王旭晨
(成都武侯祠博物馆,四川成都 610041)
蜀汉建兴三年(公元225年),为平定南方叛乱及巩固蜀汉统治,诸葛亮率军南征,分三路大军。其中,诸葛亮的西路主力自道(今四川宜宾)折向西面,进军到安上(今四川屏山)一带,在邛都(今四川西昌)平定越高定叛乱后,继续南下,经会无(今四川会理)黎溪镇渡泸水(金沙江)进入云南。这一片区域就是今天川南滇北的攀枝花地区。
2017年,成都武侯祠博物馆与攀枝花文物局联合在攀枝花及周边开展三国文化遗存调查。①
在这次调查中,我们收集到较多的口述材料,并结合其他考察获得的资料信息对这些材料进行整理与分析。通过这些材料以及与来自攀枝花地区不同身份的讲述者的互动,将一种建立于三国文化基础上但又超越于三国文化本身的历史图景展现出来。
本文主要采用了口述史的研究方式对攀枝花地区三国文化遗存及历史文化进行了分析。由于口述材料在人与人的互动中产生,这种动态性会让一些传统历史学家质疑它的客观性与严谨性,认为这种研究不能如实反映历史面貌。但正因为口述材料在人与人的互动中产生,让材料搜集分析者可以了解到没有温度的史料以外的信息,比如从历史当事人或目击者口中探索他们更深层次的认知与动机,通过倾听这些人们是如何看待他们的过去,又想从他们的过去中得到些什么,同历史文献资料深入互补,给予了从另一种角度观察、理解或还原历史系统的可能性。这正是口述史学特别的价值。

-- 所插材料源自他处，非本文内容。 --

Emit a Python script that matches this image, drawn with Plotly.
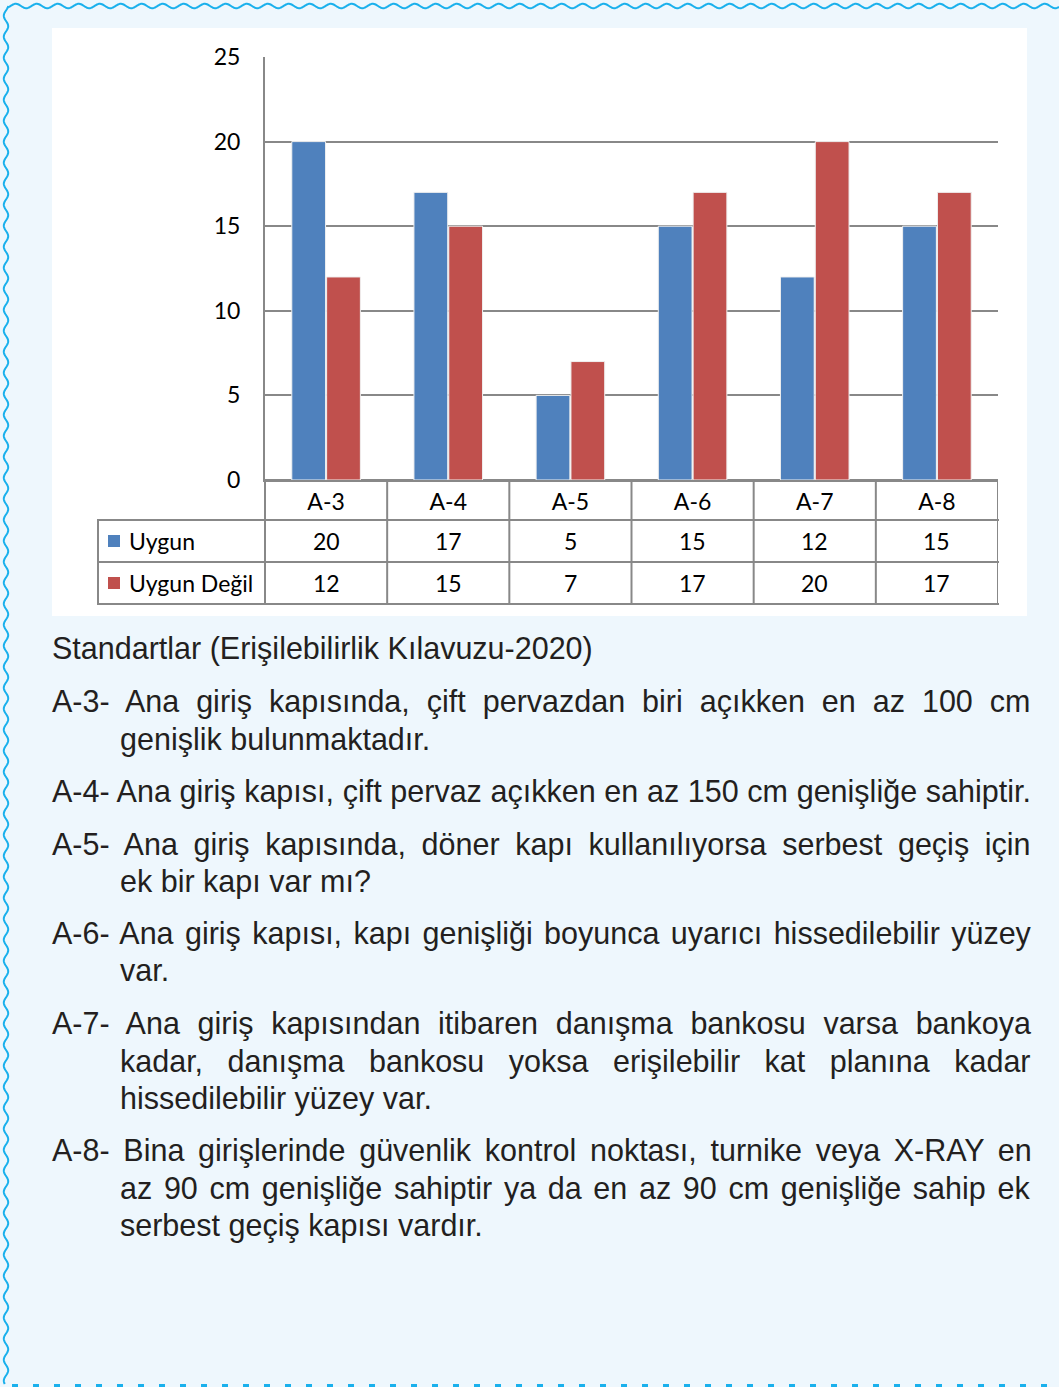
import numpy as np
import plotly.graph_objects as go

# data
categories = ["A-3", "A-4", "A-5", "A-6", "A-7", "A-8"]
uygun = [20, 17, 5, 15, 12, 15]
uygun_degil = [12, 15, 7, 17, 20, 17]
series_names = ["Uygun", "Uygun Değil"]
y_ticks = [0, 5, 10, 15, 20, 25]

title_text = "Standartlar (Erişilebilirlik Kılavuzu-2020)"
# (text, extra word spacing in px used to justify the line)
standards = [
    [("A-3- Ana giriş kapısında, çift pervazdan biri açıkken en az 100 cm", 8.5),
     ("genişlik bulunmaktadır.", 0)],
    [("A-4- Ana giriş kapısı, çift pervaz açıkken en az 150 cm genişliğe sahiptir.", 0.2)],
    [("A-5- Ana giriş kapısında, döner kapı kullanılıyorsa serbest geçiş için", 7.2),
     ("ek bir kapı var mı?", 0)],
    [("A-6- Ana giriş kapısı, kapı genişliği boyunca uyarıcı hissedilebilir yüzey", 2.9),
     ("var.", 0)],
    [("A-7- Ana giriş kapısından itibaren danışma bankosu varsa bankoya", 9.2),
     ("kadar, danışma bankosu yoksa erişilebilir kat planına kadar", 16),
     ("hissedilebilir yüzey var.", 0)],
    [("A-8- Bina girişlerinde güvenlik kontrol noktası, turnike veya X-RAY en", 5.2),
     ("az 90 cm genişliğe sahiptir ya da en az 90 cm genişliğe sahip ek", 3.2),
     ("serbest geçiş kapısı vardır.", 0)],
]

W, H = 1059, 1387
BLUE, RED = "#4f81bd", "#c0504d"
GRID = "#888888"
BORDER = "#1ab0ec"
CHART_FONT = "Lato"
BODY_FONT = "Liberation Sans"


def X(px):
    return px / W


def Y(py):
    return 1 - py / H


fig = go.Figure()
fig.add_trace(go.Bar(x=categories, y=uygun, name=series_names[0],
                     marker=dict(color=BLUE, line=dict(color="#f0f0f0", width=1))))
fig.add_trace(go.Bar(x=categories, y=uygun_degil, name=series_names[1],
                     marker=dict(color=RED, line=dict(color="#f0f0f0", width=1))))

shapes = []
# white chart panel
shapes.append(dict(type="rect", xref="paper", yref="paper", layer="below",
                   x0=X(52), x1=X(1027), y0=Y(616), y1=Y(28),
                   fillcolor="white", line=dict(width=0)))

# data table grid
line = dict(color=GRID, width=2)
for yy in (520, 562, 604):
    shapes.append(dict(type="line", xref="paper", yref="paper",
                       x0=X(97), x1=X(999), y0=Y(yy), y1=Y(yy), line=line))
shapes.append(dict(type="line", xref="paper", yref="paper",
                   x0=X(98), x1=X(98), y0=Y(520), y1=Y(604), line=line))
shapes.append(dict(type="line", xref="paper", yref="paper",
                   x0=X(265), x1=X(265), y0=Y(480), y1=Y(604), line=line))
for i in range(len(categories)):
    shapes.append(dict(type="line", xref="x", yref="paper",
                       x0=i + 0.5, x1=i + 0.5, y0=Y(480), y1=Y(604), line=line))

# legend keys in the table
for yy, col in ((541, BLUE), (583, RED)):
    shapes.append(dict(type="rect", xref="paper", yref="paper",
                       x0=X(108), x1=X(120), y0=Y(yy + 6), y1=Y(yy - 6),
                       fillcolor=col, line=dict(width=0)))

# decorative frame: wavy top & left, dashed bottom
xs = np.arange(8, W + 1, 1.0)
ys = 6 + 2.2 * np.sin(2 * np.pi * xs / 21.0)
path = "M " + " L ".join(f"{X(a):.5f},{Y(b):.5f}" for a, b in zip(xs, ys))
shapes.append(dict(type="path", xref="paper", yref="paper", path=path,
                   line=dict(color=BORDER, width=2)))
yv = np.arange(6, H - 2, 1.0)
xv = 6 + 2.2 * np.sin(2 * np.pi * yv / 21.0)
path = "M " + " L ".join(f"{X(a):.5f},{Y(b):.5f}" for a, b in zip(xv, yv))
shapes.append(dict(type="path", xref="paper", yref="paper", path=path,
                   line=dict(color=BORDER, width=2)))
shapes.append(dict(type="line", xref="paper", yref="paper",
                   x0=X(12), x1=X(W), y0=Y(1385.5), y1=Y(1385.5),
                   line=dict(color=BORDER, width=3, dash="6px,15px")))

annotations = []
tfont = dict(family=CHART_FONT, size=23, color="#000")
# table text
for yy, name, vals in ((541, series_names[0], uygun), (583, series_names[1], uygun_degil)):
    annotations.append(dict(xref="paper", yref="paper", x=X(127), y=Y(yy),
                            text=name, showarrow=False, xanchor="left", yanchor="middle",
                            font=tfont))
    for c, v in zip(categories, vals):
        annotations.append(dict(xref="x", yref="paper", x=c, y=Y(yy),
                                text=str(v), showarrow=False, xanchor="center",
                                yanchor="middle", font=tfont))

# text below the chart
body = dict(family=BODY_FONT, size=30.5, color="#231f20")
annotations.append(dict(xref="paper", yref="paper", x=X(50), y=Y(649), text=title_text,
                        showarrow=False, xanchor="left", yanchor="middle", font=body))
line_y = {0: [701, 739], 1: [791], 2: [844, 881], 3: [933, 970],
          4: [1023, 1061, 1098], 5: [1150, 1188, 1225]}
for k, lines in enumerate(standards):
    for j, (txt, ws) in enumerate(lines):
        if ws:
            txt = f'<span style="word-spacing:{ws}px">{txt}</span>'
        annotations.append(dict(xref="paper", yref="paper",
                                x=X(50 if j == 0 else 118), y=Y(line_y[k][j]),
                                text=txt, showarrow=False, xanchor="left",
                                yanchor="middle", font=body))

fig.update_layout(
    width=W, height=H,
    margin=dict(l=0, r=0, t=0, b=0, pad=0, autoexpand=False),
    paper_bgcolor="#eef7fd",
    plot_bgcolor="white",
    showlegend=False,
    barmode="group",
    bargap=0.43,
    bargroupgap=0.03,
    shapes=shapes,
    annotations=annotations,
    xaxis=dict(domain=[X(265), X(998)], range=[-0.5, 5.5], showgrid=False,
               showline=True, linecolor=GRID, linewidth=2,
               tickfont=tfont, ticklabelstandoff=0),
    yaxis=dict(domain=[Y(480), Y(57)], range=[0, 25], tickvals=y_ticks,
               showgrid=True, gridcolor=GRID, gridwidth=2,
               zeroline=True, zerolinecolor=GRID, zerolinewidth=2,
               showline=True, linecolor=GRID, linewidth=2,
               tickfont=tfont, ticklabelstandoff=18),
)

fig.write_html("out.html", config={"displayModeBar": False},
               post_script="document.body.style.margin='0';")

在此次攀枝花地区的调查中,我们先后深入官房客栈、营盘山古军营、冶炼遗址、拉古渡、打箭岩以及云南永仁县方山诸葛营等三国文化遗存点位。在此次走访过程中,我们进行测量,观察,采访,并通过不同方式了解攀枝花地区的历史沿革,摸清当地三国文化遗存尤其是诸葛亮南征遗址遗迹相关情况。下面我们列举一些当地人对点位比较事实性与学术的介绍。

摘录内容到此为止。